* **Problem requirements**
Copy the data that follows, character for character, minus the pictures.

* **Source excerpt**

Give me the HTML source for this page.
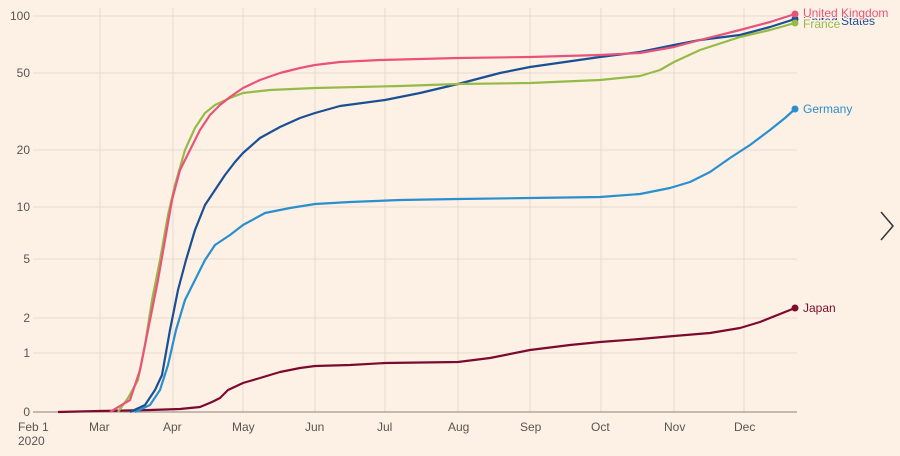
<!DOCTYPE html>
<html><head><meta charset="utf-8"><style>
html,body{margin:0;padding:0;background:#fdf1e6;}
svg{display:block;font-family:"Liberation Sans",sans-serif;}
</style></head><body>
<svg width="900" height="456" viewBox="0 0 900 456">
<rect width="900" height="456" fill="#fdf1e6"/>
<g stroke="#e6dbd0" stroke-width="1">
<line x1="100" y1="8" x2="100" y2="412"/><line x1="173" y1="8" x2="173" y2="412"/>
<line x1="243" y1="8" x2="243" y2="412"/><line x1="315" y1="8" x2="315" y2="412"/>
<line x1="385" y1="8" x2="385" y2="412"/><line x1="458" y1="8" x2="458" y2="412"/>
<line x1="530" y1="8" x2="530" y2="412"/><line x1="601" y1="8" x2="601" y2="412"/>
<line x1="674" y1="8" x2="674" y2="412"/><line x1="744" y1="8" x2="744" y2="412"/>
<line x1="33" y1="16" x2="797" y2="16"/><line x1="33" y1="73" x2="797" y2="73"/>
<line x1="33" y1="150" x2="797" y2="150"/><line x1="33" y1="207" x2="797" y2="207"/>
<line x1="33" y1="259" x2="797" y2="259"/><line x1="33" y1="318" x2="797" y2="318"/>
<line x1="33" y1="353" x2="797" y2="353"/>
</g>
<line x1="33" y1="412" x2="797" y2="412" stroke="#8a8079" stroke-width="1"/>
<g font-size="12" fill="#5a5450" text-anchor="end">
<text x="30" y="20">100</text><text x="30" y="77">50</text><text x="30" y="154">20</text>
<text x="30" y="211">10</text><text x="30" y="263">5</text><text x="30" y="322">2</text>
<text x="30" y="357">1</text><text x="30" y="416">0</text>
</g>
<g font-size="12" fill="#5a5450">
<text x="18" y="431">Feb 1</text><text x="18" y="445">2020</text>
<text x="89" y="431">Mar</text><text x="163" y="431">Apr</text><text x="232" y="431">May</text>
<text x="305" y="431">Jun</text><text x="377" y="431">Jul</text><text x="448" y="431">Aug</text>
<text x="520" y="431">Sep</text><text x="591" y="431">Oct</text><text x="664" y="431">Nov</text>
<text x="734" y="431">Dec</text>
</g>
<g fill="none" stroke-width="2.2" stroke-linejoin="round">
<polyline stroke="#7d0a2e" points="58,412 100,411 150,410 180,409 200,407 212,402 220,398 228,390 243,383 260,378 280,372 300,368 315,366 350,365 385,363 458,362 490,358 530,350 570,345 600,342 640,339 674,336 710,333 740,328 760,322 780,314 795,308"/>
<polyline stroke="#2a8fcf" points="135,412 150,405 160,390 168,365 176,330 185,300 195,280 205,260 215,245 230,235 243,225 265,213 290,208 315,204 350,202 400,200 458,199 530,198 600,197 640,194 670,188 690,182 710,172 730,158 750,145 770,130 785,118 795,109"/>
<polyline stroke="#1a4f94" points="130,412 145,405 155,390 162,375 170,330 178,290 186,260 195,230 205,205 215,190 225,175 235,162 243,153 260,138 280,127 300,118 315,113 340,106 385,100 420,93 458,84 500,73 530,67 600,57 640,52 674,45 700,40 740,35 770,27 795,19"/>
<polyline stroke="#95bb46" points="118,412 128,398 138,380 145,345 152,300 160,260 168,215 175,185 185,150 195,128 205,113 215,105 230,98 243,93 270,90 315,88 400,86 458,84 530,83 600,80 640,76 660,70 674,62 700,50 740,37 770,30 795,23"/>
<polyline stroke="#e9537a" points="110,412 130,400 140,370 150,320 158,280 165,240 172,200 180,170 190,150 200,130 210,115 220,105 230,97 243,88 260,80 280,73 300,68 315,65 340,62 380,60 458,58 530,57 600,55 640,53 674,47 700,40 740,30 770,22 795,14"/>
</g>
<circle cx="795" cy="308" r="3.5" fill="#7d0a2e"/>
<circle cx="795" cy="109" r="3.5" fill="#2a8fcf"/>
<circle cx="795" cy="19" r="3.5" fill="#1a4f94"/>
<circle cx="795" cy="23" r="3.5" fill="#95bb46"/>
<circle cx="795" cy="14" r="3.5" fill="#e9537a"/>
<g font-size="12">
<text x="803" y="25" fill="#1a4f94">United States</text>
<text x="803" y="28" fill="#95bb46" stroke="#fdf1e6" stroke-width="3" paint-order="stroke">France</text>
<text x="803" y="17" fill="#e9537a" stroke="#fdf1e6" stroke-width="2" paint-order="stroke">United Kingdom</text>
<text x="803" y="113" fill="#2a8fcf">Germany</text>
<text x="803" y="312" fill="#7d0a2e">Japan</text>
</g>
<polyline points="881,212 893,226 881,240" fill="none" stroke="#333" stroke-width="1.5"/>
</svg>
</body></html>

* **Worked solution**
Give me the HTML source for this page.
<!DOCTYPE html>
<html><head><meta charset="utf-8"><style>
html,body{margin:0;padding:0;background:#fdf1e6;}
svg{display:block;font-family:"Liberation Sans",sans-serif;}
</style></head><body>
<svg width="900" height="456" viewBox="0 0 900 456">
<rect width="900" height="456" fill="#fdf1e6"/>
<g stroke="#e6dbd0" stroke-width="1">
<line x1="100" y1="8" x2="100" y2="412"/><line x1="173" y1="8" x2="173" y2="412"/>
<line x1="243" y1="8" x2="243" y2="412"/><line x1="315" y1="8" x2="315" y2="412"/>
<line x1="385" y1="8" x2="385" y2="412"/><line x1="458" y1="8" x2="458" y2="412"/>
<line x1="530" y1="8" x2="530" y2="412"/><line x1="601" y1="8" x2="601" y2="412"/>
<line x1="674" y1="8" x2="674" y2="412"/><line x1="744" y1="8" x2="744" y2="412"/>
<line x1="33" y1="16" x2="797" y2="16"/><line x1="33" y1="73" x2="797" y2="73"/>
<line x1="33" y1="150" x2="797" y2="150"/><line x1="33" y1="207" x2="797" y2="207"/>
<line x1="33" y1="259" x2="797" y2="259"/><line x1="33" y1="318" x2="797" y2="318"/>
<line x1="33" y1="353" x2="797" y2="353"/>
</g>
<line x1="33" y1="412" x2="797" y2="412" stroke="#8a8079" stroke-width="1"/>
<g font-size="12" fill="#5a5450" text-anchor="end">
<text x="30" y="20">100</text><text x="30" y="77">50</text><text x="30" y="154">20</text>
<text x="30" y="211">10</text><text x="30" y="263">5</text><text x="30" y="322">2</text>
<text x="30" y="357">1</text><text x="30" y="416">0</text>
</g>
<g font-size="12" fill="#5a5450">
<text x="18" y="431">Feb 1</text><text x="18" y="445">2020</text>
<text x="89" y="431">Mar</text><text x="163" y="431">Apr</text><text x="232" y="431">May</text>
<text x="305" y="431">Jun</text><text x="377" y="431">Jul</text><text x="448" y="431">Aug</text>
<text x="520" y="431">Sep</text><text x="591" y="431">Oct</text><text x="664" y="431">Nov</text>
<text x="734" y="431">Dec</text>
</g>
<g fill="none" stroke-width="2.2" stroke-linejoin="round">
<polyline stroke="#7d0a2e" points="58,412 100,411 150,410 180,409 200,407 212,402 220,398 228,390 243,383 260,378 280,372 300,368 315,366 350,365 385,363 458,362 490,358 530,350 570,345 600,342 640,339 674,336 710,333 740,328 760,322 780,314 795,308"/>
<polyline stroke="#2a8fcf" points="135,412 150,405 160,390 168,365 176,330 185,300 195,280 205,260 215,245 230,235 243,225 265,213 290,208 315,204 350,202 400,200 458,199 530,198 600,197 640,194 670,188 690,182 710,172 730,158 750,145 770,130 785,118 795,109"/>
<polyline stroke="#1a4f94" points="130,412 145,405 155,390 162,375 170,330 178,290 186,260 195,230 205,205 215,190 225,175 235,162 243,153 260,138 280,127 300,118 315,113 340,106 385,100 420,93 458,84 500,73 530,67 600,57 640,52 674,45 700,40 740,35 770,27 795,19"/>
<polyline stroke="#95bb46" points="118,412 128,398 138,380 145,345 152,300 160,260 168,215 175,185 185,150 195,128 205,113 215,105 230,98 243,93 270,90 315,88 400,86 458,84 530,83 600,80 640,76 660,70 674,62 700,50 740,37 770,30 795,23"/>
<polyline stroke="#e9537a" points="110,412 130,400 140,370 150,320 158,280 165,240 172,200 180,170 190,150 200,130 210,115 220,105 230,97 243,88 260,80 280,73 300,68 315,65 340,62 380,60 458,58 530,57 600,55 640,53 674,47 700,40 740,30 770,22 795,14"/>
</g>
<circle cx="795" cy="308" r="3.5" fill="#7d0a2e"/>
<circle cx="795" cy="109" r="3.5" fill="#2a8fcf"/>
<circle cx="795" cy="19" r="3.5" fill="#1a4f94"/>
<circle cx="795" cy="23" r="3.5" fill="#95bb46"/>
<circle cx="795" cy="14" r="3.5" fill="#e9537a"/>
<g font-size="12">
<text x="803" y="25" fill="#1a4f94">United States</text>
<text x="803" y="28" fill="#95bb46" stroke="#fdf1e6" stroke-width="3" paint-order="stroke">France</text>
<text x="803" y="17" fill="#e9537a" stroke="#fdf1e6" stroke-width="2" paint-order="stroke">United Kingdom</text>
<text x="803" y="113" fill="#2a8fcf">Germany</text>
<text x="803" y="312" fill="#7d0a2e">Japan</text>
</g>
<polyline points="881,212 893,226 881,240" fill="none" stroke="#333" stroke-width="1.5"/>
</svg>
</body></html>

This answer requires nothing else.